The next generation of smart security devices will push boundaries with intelligence, energy independence, and deeper integration.

Edge AI for Real-Time Analysis

Running machine learning models directly on the device (edge AI) allows instantaneous detection of threats without cloud latency. For example, an ESP32-S3 or a Raspberry Pi Zero can run a lightweight neural network to distinguish between a person, a pet, or a passing car. This reduces false alarms and saves bandwidth. TensorFlow Lite Micro is a popular framework for deploying such models on embedded MCUs.

Battery Technology Advances

New battery chemistries, such as lithium iron phosphate (LiFePO4) and solid-state batteries, offer higher energy density and longer cycle life. Combined with energy harvesting techniques (solar, thermoelectric, or RF), future devices may operate indefinitely without battery replacement. Supercapacitors can also supplement batteries for high-current bursts during WiFi transmission.

Integration with Smart Home Hubs

As home automation matures, security devices will no longer operate in isolation.

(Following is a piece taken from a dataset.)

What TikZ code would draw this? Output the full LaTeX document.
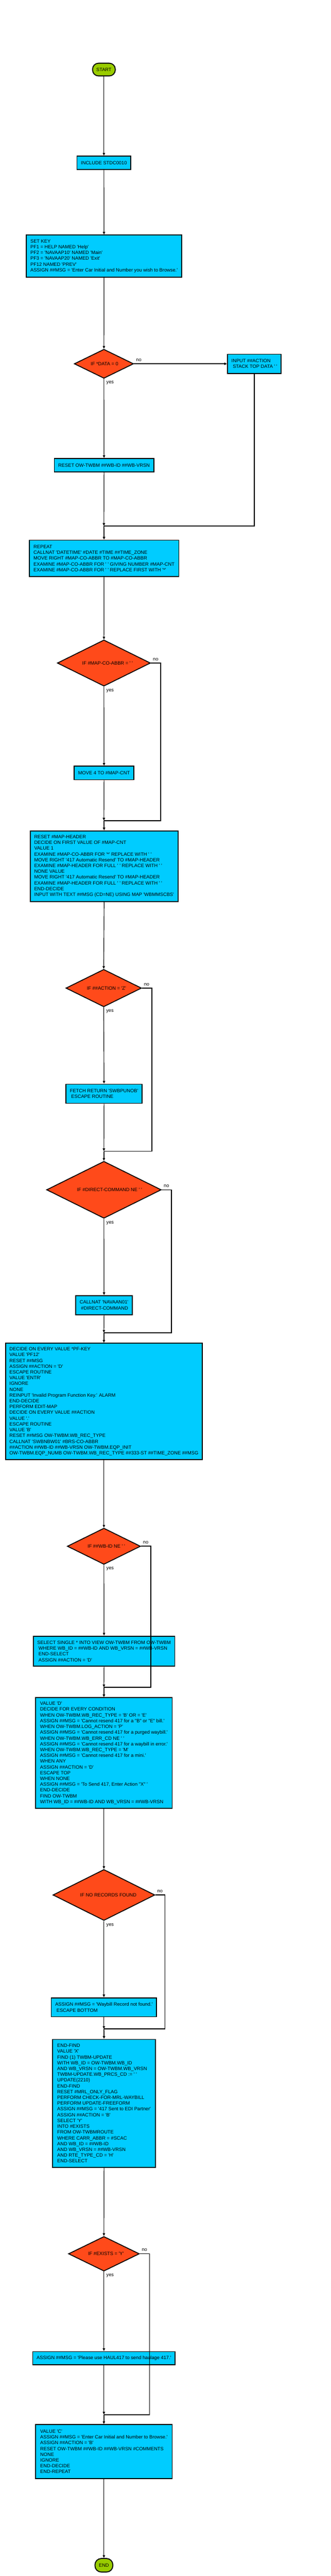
\documentclass[tikz,border=0pt]{standalone}
\usepackage{fontspec}
\setmainfont[Ligatures=TeXOff]{Liberation Sans}
\usetikzlibrary{shapes.geometric,arrows.meta}
\definecolor{boxcyan}{HTML}{00CCFF}
\definecolor{diared}{HTML}{FF4A1A}
\definecolor{termgreen}{HTML}{99CC00}
\newcommand\fsz{\fontsize{12}{14.5}\selectfont}
\newcommand\lsp{\hspace*{3.3pt}}
\tikzset{
  box/.style={rectangle, draw=black, line width=2.4pt, fill=boxcyan, font=\fsz, align=left, inner xsep=10pt, inner ysep=4pt},
  dia/.style={diamond, draw=black, line width=2.2pt, fill=diared, font=\fsz, inner sep=0pt, aspect=2},
  term/.style={rectangle, rounded corners=15pt, draw=black, line width=2.4pt, fill=termgreen, font=\fsz, inner sep=2pt},
  conn/.style={line width=1.5pt, -{Triangle[length=7pt,width=6pt]}},
  branch/.style={line width=2.2pt},
  barrow/.style={line width=2.2pt, -{Triangle[length=7pt,width=6pt]}},
  lbl/.style={font=\fsz, inner sep=0pt},
}
\begin{document}
\begin{tikzpicture}[x=1pt,y=-1pt]
\fill[white] (0,0) rectangle (831,6465);
\useasboundingbox (0,0) rectangle (831,6465);

% ---------- nodes ----------
\node[term, minimum width=57pt, minimum height=32pt] (start) at (261,174.6) {START};
\node[box, minimum width=135pt, minimum height=33.5pt] (inc) at (261,408.7) {INCLUDE STDC0010};
\node[box, minimum width=389pt, minimum height=105pt] (setkey) at (261.3,642.6) {SET KEY\\PF1 = HELP NAMED 'Help'\\PF2 = 'NAVAAP10' NAMED 'Main'\\PF3 = 'NAVAAP20' NAMED 'Exit'\\PF12 NAMED 'PREV'\\ASSIGN \#\#MSG = 'Enter Car Initial and Number you wish to Browse.'};
\node[dia, minimum width=149pt, minimum height=73pt] (d1) at (261,913) {\hspace*{3pt}IF *DATA = 0};
\node[box, minimum width=135pt, minimum height=48pt] (inp) at (639,913) {INPUT \#\#ACTION\\\lsp STACK TOP DATA ' '};
\node[box, minimum width=249pt, minimum height=33.5pt] (rst) at (261.3,1167.5) {RESET OW-TWBM \#\#WB-ID \#\#WB-VRSN};
\node[box, minimum width=376pt, minimum height=91pt] (rep) at (261.3,1401.2) {REPEAT\\CALLNAT 'DATETIME' \#DATE \#TIME \#\#TIME\_ZONE\\MOVE RIGHT \#MAP-CO-ABBR TO \#MAP-CO-ABBR\\EXAMINE \#MAP-CO-ABBR FOR ' ' GIVING NUMBER \#MAP-CNT\\EXAMINE \#MAP-CO-ABBR FOR ' ' REPLACE FIRST WITH '*'};
\node[dia, minimum width=234pt, minimum height=116pt] (d2) at (261,1664) {\hspace*{18pt}IF \#MAP-CO-ABBR = ' '};
\node[box, minimum width=149pt, minimum height=34pt] (mv4) at (261.3,1940) {MOVE 4 TO \#MAP-CNT};
\node[box, minimum width=370pt, minimum height=177pt] (mh) at (261.5,2173.8) {RESET \#MAP-HEADER\\DECIDE ON FIRST VALUE OF \#MAP-CNT\\VALUE 1\\EXAMINE \#MAP-CO-ABBR FOR '*' REPLACE WITH ' '\\MOVE RIGHT '417 Automatic Resend' TO \#MAP-HEADER\\EXAMINE \#MAP-HEADER FOR FULL ' ' REPLACE WITH ' '\\NONE VALUE\\MOVE RIGHT '417 Automatic Resend' TO \#MAP-HEADER\\EXAMINE \#MAP-HEADER FOR FULL ' ' REPLACE WITH ' '\\END-DECIDE\\INPUT WITH TEXT \#\#MSG (CD=NE) USING MAP 'WBMMSCBS'};
\node[dia, minimum width=190pt, minimum height=94pt] (d3) at (260.5,2479.8) {\hspace*{14pt}IF \#\#ACTION = 'Z'};
\node[box, minimum width=191pt, minimum height=48pt] (fetch) at (261.3,2745) {FETCH RETURN 'SWBPUNOB'\\\lsp ESCAPE ROUTINE};
\node[dia, minimum width=288pt, minimum height=143pt] (d4) at (261,2986) {\hspace*{28pt}IF \#DIRECT-COMMAND NE ' '};
\node[box, minimum width=141pt, minimum height=48pt] (cn) at (261.3,3275.6) {CALLNAT 'NAVAAN01'\\\lsp\#DIRECT-COMMAND};
\node[box, minimum width=493pt, minimum height=292pt] (dec) at (261,3517.2) {DECIDE ON EVERY VALUE *PF-KEY\\VALUE 'PF12'\\RESET \#\#MSG\\ASSIGN \#\#ACTION = 'D'\\ESCAPE ROUTINE\\VALUE 'ENTR'\\IGNORE\\NONE\\REINPUT 'Invalid Program Function Key.' ALARM\\END-DECIDE\\PERFORM EDIT-MAP\\DECIDE ON EVERY VALUE \#\#ACTION\\VALUE '.'\\ESCAPE ROUTINE\\VALUE 'B'\\RESET \#\#MSG OW-TWBM.WB\_REC\_TYPE\\CALLNAT 'SWBNBW01' \#BRS-CO-ABBR\\\#\#ACTION \#\#WB-ID \#\#WB-VRSN OW-TWBM.EQP\_INIT\\OW-TWBM.EQP\_NUMB OW-TWBM.WB\_REC\_TYPE \#\#333-ST \#\#TIME\_ZONE \#\#MSG};
\node[dia, minimum width=184pt, minimum height=91pt] (d5) at (261,3880.6) {\hspace*{12pt}IF \#\#WB-ID NE ' '};
\node[box, minimum width=354pt, minimum height=76pt] (sel) at (261.3,4144) {SELECT SINGLE * INTO VIEW OW-TWBM FROM OW-TWBM\\\lsp WHERE WB\_ID = \#\#WB-ID AND WB\_VRSN = \#\#WB-VRSN\\\lsp END-SELECT\\\lsp ASSIGN \#\#ACTION = 'D'};
\node[box, minimum width=343pt, minimum height=278pt] (vd) at (261,4399.8) {VALUE 'D'\\DECIDE FOR EVERY CONDITION\\WHEN OW-TWBM.WB\_REC\_TYPE = 'B' OR = 'E'\\ASSIGN \#\#MSG = 'Cannot resend 417 for a "B" or "E" bill.'\\WHEN OW-TWBM.LOG\_ACTION = 'P'\\ASSIGN \#\#MSG = 'Cannot resend 417 for a purged waybill.'\\WHEN OW-TWBM.WB\_ERR\_CD NE ' '\\ASSIGN \#\#MSG = 'Cannot resend 417 for a waybill in error.'\\WHEN OW-TWBM.WB\_REC\_TYPE = 'M'\\ASSIGN \#\#MSG = 'Cannot resend 417 for a mini.'\\WHEN ANY\\ASSIGN \#\#ACTION = 'D'\\ESCAPE TOP\\WHEN NONE\\ASSIGN \#\#MSG = 'To Send 417, Enter Action "X" '\\END-DECIDE\\FIND OW-TWBM\\WITH WB\_ID = \#\#WB-ID AND WB\_VRSN = \#\#WB-VRSN};
\node[dia, minimum width=256pt, minimum height=128pt] (d6) at (261,4755.8) {\hspace*{22pt}IF NO RECORDS FOUND};
\node[box, minimum width=263pt, minimum height=47.5pt] (wb) at (261,5037.6) {ASSIGN \#\#MSG = 'Waybill Record not found.'\\\lsp ESCAPE BOTTOM};
\node[box, minimum width=258pt, minimum height=321pt] (ef) at (261.3,5278.7) {END-FIND\\VALUE 'X'\\FIND (1) TWBM-UPDATE\\WITH WB\_ID = OW-TWBM.WB\_ID\\AND WB\_VRSN = OW-TWBM.WB\_VRSN\\TWBM-UPDATE.WB\_PRCS\_CD := ' '\\UPDATE(2210)\\END-FIND\\RESET \#MRL\_ONLY\_FLAG\\PERFORM CHECK-FOR-MRL-WAYBILL\\PERFORM UPDATE-FREEFORM\\ASSIGN \#\#MSG = '417 Sent to EDI Partner'\\ASSIGN \#\#ACTION = 'B'\\SELECT 'Y'\\INTO \#EXISTS\\FROM OW-TWBMROUTE\\WHERE CARR\_ABBR = \#SCAC\\AND WB\_ID = \#\#WB-ID\\AND WB\_VRSN = \#\#WB-VRSN\\AND RTE\_TYPE\_CD = 'H'\\END-SELECT};
\node[dia, minimum width=178pt, minimum height=87pt] (d7) at (261,5656.3) {\hspace*{10pt}IF \#EXISTS = 'Y'};
\node[box, minimum width=357pt, minimum height=33.5pt] (pl) at (261,5918.5) {ASSIGN \#\#MSG = 'Please use HAUL417 to send haulage 417.'};
\node[box, minimum width=343pt, minimum height=135pt] (vc) at (261,6152.5) {VALUE 'C'\\ASSIGN \#\#MSG = 'Enter Car Initial and Number to Browse.'\\ASSIGN \#\#ACTION = 'B'\\RESET OW-TWBM \#\#WB-ID \#\#WB-VRSN \#COMMENTS\\NONE\\IGNORE\\END-DECIDE\\END-REPEAT};
\node[term, rounded corners=16pt, minimum width=45pt, minimum height=34pt] (end) at (261,6438) {END};

% ---------- join / turn coordinates ----------
\coordinate (j1) at (261,1320);
\coordinate (n2) at (403.8,1664);
\coordinate (j2) at (261,2059.6);
\coordinate (n3) at (381.6,2479.8);
\coordinate (j3) at (261,2889.2);
\coordinate (n4) at (430.8,2986);
\coordinate (j4) at (261,3344.9);
\coordinate (n5) at (378.9,3880.6);
\coordinate (j5) at (261,4234.6);
\coordinate (n6) at (414.4,4755.8);
\coordinate (j6) at (261,5092.1);
\coordinate (n7) at (375.7,5656.3);
\coordinate (j7) at (261,6059.9);

% ---------- connectors ----------
\draw[conn] (start) -- (inc);
\draw[conn] (inc) -- (setkey);
\draw[conn] (setkey) -- (d1);
\draw[barrow] (d1.east) -- (inp.west);
\draw[conn] (d1.south) -- (rst.north);
\draw[branch] (inp.south) |- (j1);
\draw[conn] (rst.south) -- (j1);
\draw[barrow] (j1) -- (rep.north);
\draw[conn] (rep) -- (d2);

\draw[conn] (d2.south) -- (mv4.north);
\draw[branch] (d2.east) -- (n2) |- (j2);
\draw[conn] (mv4.south) -- (j2);
\draw[barrow] (j2) -- (mh.north);
\draw[conn] (mh.south) -- (d3.north);

\draw[conn] (d3.south) -- (fetch.north);
\draw[branch] (d3.east) -- (n3) |- (j3);
\draw[conn] (fetch.south) -- (j3);
\draw[barrow] (j3) -- (d4.north);

\draw[conn] (d4.south) -- (cn.north);
\draw[branch] (d4.east) -- (n4) |- (j4);
\draw[conn] (cn.south) -- (j4);
\draw[barrow] (j4) -- (dec.north);
\draw[conn] (dec.south) -- (d5.north);

\draw[conn] (d5.south) -- (sel.north);
\draw[branch] (d5.east) -- (n5) |- (j5);
\draw[conn] (sel.south) -- (j5);
\draw[barrow] (j5) -- (vd.north);
\draw[conn] (vd.south) -- (d6.north);

\draw[conn] (d6.south) -- (wb.north);
\draw[branch] (d6.east) -- (n6) |- (j6);
\draw[conn] (wb.south) -- (j6);
\draw[barrow] (j6) -- (ef.north);
\draw[conn] (ef.south) -- (d7.north);

\draw[conn] (d7.south) -- (pl.north);
\draw[branch] (d7.east) -- (n7) |- (j7);
\draw[conn] (pl.south) -- (j7);
\draw[barrow] (j7) -- (vc.north);
\draw[conn] (vc.south) -- (end.north);

% ---------- yes / no labels ----------
\node[lbl, anchor=base west] (no1) at ([xshift=5pt,yshift=6pt]d1.east) {no};
\node[lbl, anchor=base west] (yes1) at ([xshift=6pt,yshift=-12.5pt]d1.south) {yes};
\node[lbl, anchor=base west] (no2) at ([xshift=5pt,yshift=6pt]d2.east) {no};
\node[lbl, anchor=base west] (yes2) at ([xshift=6pt,yshift=-12.5pt]d2.south) {yes};
\node[lbl, anchor=base west] (no3) at ([xshift=5pt,yshift=6pt]d3.east) {no};
\node[lbl, anchor=base west] (yes3) at ([xshift=6pt,yshift=-12.5pt]d3.south) {yes};
\node[lbl, anchor=base west] (no4) at ([xshift=5pt,yshift=6pt]d4.east) {no};
\node[lbl, anchor=base west] (yes4) at ([xshift=6pt,yshift=-12.5pt]d4.south) {yes};
\node[lbl, anchor=base west] (no5) at ([xshift=5pt,yshift=6pt]d5.east) {no};
\node[lbl, anchor=base west] (yes5) at ([xshift=6pt,yshift=-12.5pt]d5.south) {yes};
\node[lbl, anchor=base west] (no6) at ([xshift=5pt,yshift=6pt]d6.east) {no};
\node[lbl, anchor=base west] (yes6) at ([xshift=6pt,yshift=-12.5pt]d6.south) {yes};
\node[lbl, anchor=base west] (no7) at ([xshift=5pt,yshift=6pt]d7.east) {no};
\node[lbl, anchor=base west] (yes7) at ([xshift=6pt,yshift=-12.5pt]d7.south) {yes};
\end{tikzpicture}
\end{document}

Triggers from a security camera can turn on lights, lock doors, and sound alarms through a central hub that communicates via Matter or HomeKit. Voice assistants like Amazon Alexa and Google Assistant can arm/disarm systems and provide status updates. The trend is toward proactive, contextual security where the home acts as a cohesive system rather than a collection of gadgets.

Conclusion

Building smart embedded IoT devices for home security requires careful consideration of hardware, firmware, connectivity, and cloud architecture. By selecting appropriate components, implementing secure and low-power firmware, and integrating with reliable cloud platforms, developers can create products that enhance safety and convenience. Addressing challenges such as privacy, interoperability, and battery life directly determines market success. With emerging technologies like edge AI and the Matter standard, the future of home security is smarter, more integrated, and more accessible than ever before.